Photos courtesy of Eclipse Sportswire

By Tom Pedulla, America’s Best Racing

HALLANDALE BEACH, Fla. – As trainer Charles Lopresti awaited what proved to be a momentous night in his life, when Wise Dan was named Horse of the Year at the culmination of the 42nd annual Eclipse Awards dinner, he thought back to a time when he was not feeling on top of the world.

He remembered the uneasiness he experienced in the days leading to the Breeders’ Cup Mile (G1) when Hurricane Sandy forced shipping plans to change. Wise Dan did not arrive at Santa Anita Park until Thursday, two days from the race that would define him. Lopresti sent his prized gelding to the turf course on Friday to allow him to stretch his legs and acclimate to his new surroundings while allowing him to gauge his readiness.

Once he did that, his anxieties eased.

“He was very strong. He just glided,” Lopresti recalled. “Everybody watching him gallop said the same thing: ‘He looks like a monster.’ ”

And he produced a monstrous effort the next day, closing his 5-for-6 tour de force of a season the way he started it - by setting a course record. He previously established a mark on the synthetic Polytrack surface at Keeneland Race Course under John Velazquez as he ruled the 1 1/8-mile Ben Ali by 10 ½ lengths on April 22.

“It’s been a dream-come-true year to have a horse do what he’s done,” Lopresti said. “I don’t know how you could top it with anything you do in racing.”

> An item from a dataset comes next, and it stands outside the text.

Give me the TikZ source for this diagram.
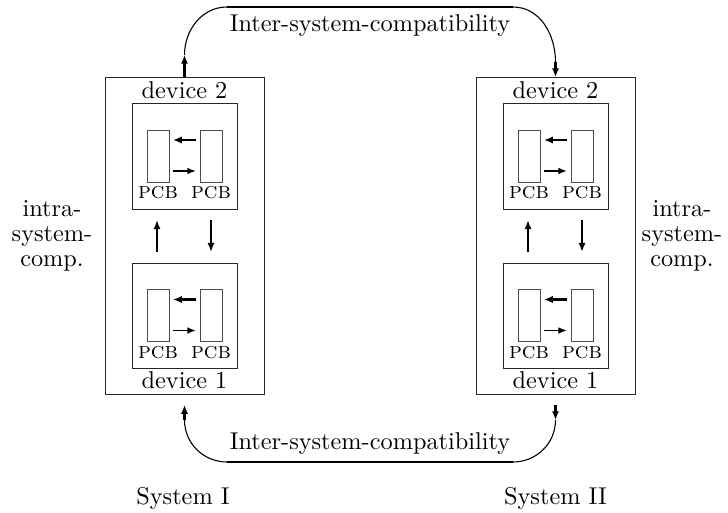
\documentclass[tikz,border=0pt]{standalone}
\usetikzlibrary{arrows.meta,calc}

% one system: outer frame with two devices, each holding two PCBs
% #1 = name prefix, #2 = horizontal centre
\newcommand\sysblock[2]{%
  \node[box={159}{317}] (#1o) at (#2,235.5) {};
  \node[box={105}{106}] (#1d2) at (#2,156) {};
  \node[box={105}{105}] (#1d1) at (#2,315.5) {};
  \node[lbl] (#1d2l) at ($(#1o.north)+(0,13)$) {device 2};
  \node[lbl] (#1d1l) at ($(#1o.south)+(0,-14)$) {device 1};
  % boards of device 2
  \node[pcb] (#1d2a) at ($(#1d2.center)+(-26.5,0)$) {};
  \node[pcb] (#1d2b) at ($(#1d2.center)+(26.5,0)$) {};
  \node[pcblbl] (#1d2al) at ($(#1d2a.center)+(0,37)$) {pcb};
  \node[pcblbl] (#1d2bl) at ($(#1d2b.center)+(0,37)$) {pcb};
  \draw[boldarrow] ($(#1d2b.west)+(-4,-16)$) -- ($(#1d2a.east)+(4,-16)$);
  \draw[thinarrow] ($(#1d2a.east)+(4,15)$) -- ($(#1d2b.west)+(-4,15)$);
  % boards of device 1
  \node[pcb] (#1d1a) at ($(#1d1.center)+(-26.5,0)$) {};
  \node[pcb] (#1d1b) at ($(#1d1.center)+(26.5,0)$) {};
  \node[pcblbl] (#1d1al) at ($(#1d1a.center)+(0,37)$) {pcb};
  \node[pcblbl] (#1d1bl) at ($(#1d1b.center)+(0,37)$) {pcb};
  \draw[boldarrow] ($(#1d1b.west)+(-4,-16)$) -- ($(#1d1a.east)+(4,-16)$);
  \draw[thinarrow] ($(#1d1a.east)+(4,15)$) -- ($(#1d1b.west)+(-4,15)$);
  % exchange between the two devices
  \draw[vertarrow] ($(#1d1.north)+(-27.5,-11)$) -- ($(#1d2.south)+(-27.5,11)$);
  \draw[vertarrow] ($(#1d2.south)+(26.5,11)$) -- ($(#1d1.north)+(26.5,-11)$);
}

\begin{document}
\begin{tikzpicture}[x=0.4115pt,y=-0.4115pt,
  box/.style 2 args={draw=black!85, line width=0.4pt, inner sep=0pt, outer sep=0pt,
    minimum width=#1*0.4115pt, minimum height=#2*0.4115pt},
  pcb/.style={box={22}{52}, draw=black!70},
  lbl/.style={inner sep=0pt, font=\fontsize{10}{12}\selectfont},
  pcblbl/.style={inner sep=0pt, font=\fontsize{9.5}{10}\selectfont\scshape},
  sidelbl/.style={inner sep=0pt, align=center, font=\fontsize{10}{10.3}\selectfont},
  boldarrow/.style={line width=1.2pt, -{Latex[length=3.6pt,width=3pt]}},
  thinarrow/.style={line width=0.7pt, -{Latex[length=3.6pt,width=2.8pt]}},
  vertarrow/.style={line width=1pt, -{Latex[length=3.8pt,width=3pt]}},
  linkarrow/.style={line width=0.9pt, -{Latex[length=3.6pt,width=3pt]}},
  arc/.style={line width=0.45pt},
  bar/.style={line width=1pt}]

\useasboundingbox (0,0) rectangle (728,512);

\sysblock{L}{184.5}
\sysblock{R}{555.5}

% upper link: System I -> System II
\coordinate (Lt) at ($(Lo.north)+(0,-22)$);
\coordinate (Rt) at ($(Ro.north)+(0,-15)$);
\coordinate (tl) at (227,7);
\coordinate (tr) at (513,7);
\draw[linkarrow] (Lo.north) -- (Lt);
\draw[arc] (Lt) to[out=90,in=180] (tl);
\draw[arc] (tr) to[out=0,in=90] (Rt);
\draw[linkarrow] (Rt) -- (Ro.north);
\draw[bar] (tl) -- node[lbl, below=2.5pt] (topl) {Inter-system-compatibility} (tr);

% lower link: System II -> System I
\coordinate (Lb) at ($(Lo.south)+(0,26)$);
\coordinate (Lb2) at ($(Lo.south)+(0,11)$);
\coordinate (Rb) at ($(Ro.south)+(0,26)$);
\coordinate (Rb2) at ($(Ro.south)+(0,11)$);
\coordinate (bl) at (227,462);
\coordinate (br) at (513,462);
\draw[linkarrow] (Lb) -- (Lb2);
\draw[linkarrow] (Rb2) -- (Rb);
\draw[arc] (Lb) to[out=-90,in=180] (bl);
\draw[arc] (br) to[out=0,in=-90] (Rb);
\draw[bar] (bl) -- node[lbl, above=2.5pt] (botl) {Inter-system-compatibility} (br);

% side and system captions
\node[sidelbl] (Lside) at (52,236) {intra-\\system-\\comp.};
\node[sidelbl] (Rside) at (682,236) {intra-\\system-\\comp.};
\node[lbl] (Lsys) at (183,498) {System I};
\node[lbl] (Rsys) at (555.5,498) {System II};
\end{tikzpicture}
\end{document}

His rousing 1 ½-length triumph against 2011 Kentucky Derby (G1) winner Animal Kingdom in the Mile surely help voters to separate him from the two other Horse of the Year finalists, Breeders’ Cup  Classic (G1) victor Fort Larned and I’ll Have Another, whose Triple Crown bid ended  when he was retired with a career-ending injury on the eve of the Belmont Stakes (G1).

It was about more than winning that day. It was about the high-caliber competition he dusted.

“I don’t know how you could get a better field than that,” Lopresti said. “The only horse missing was Frankel among highly regarded turf horses, and he beat them all fair and square. Nobody had any excuse.”



The only blemish on Wise Dan’s record this year came when Ron the Greek bested him by a head in the Stephen Foster Handicap (G1) on June 16 at Churchill Downs in his lone dirt start this season. The defeat was ultimately forgiven, though, because he endured such a rough trip that afternoon and because Fort Larned faded to eighth.

Almost two months later, Wise Dan would rebound by taking the first of his four consecutive starts on turf, roaring off to capture the Fourstardave Handicap (G2) by five widening lengths at Saratoga Race Course. For Lopresti and owner-breeder Morton Fink, that was the day their hopes for the 5-year-old son of Wiseman’s Ferry soared.

“We always liked him. We always thought he was a really nice horse,” Lopresti said. “When he won the Fourstardave, we really started thinking how good this horse was becoming and what a future he had for the rest of the year.”

Hopes are equally high for the new season, when Lopresti envisions a similar campaign concerning  the number of races and the events themselves. Wise Dan resumed training on Monday at Keeneland after a well-deserved respite.

“He looks as good as when I put him away,” said Lopresti of his newly crowned Horse of the Year.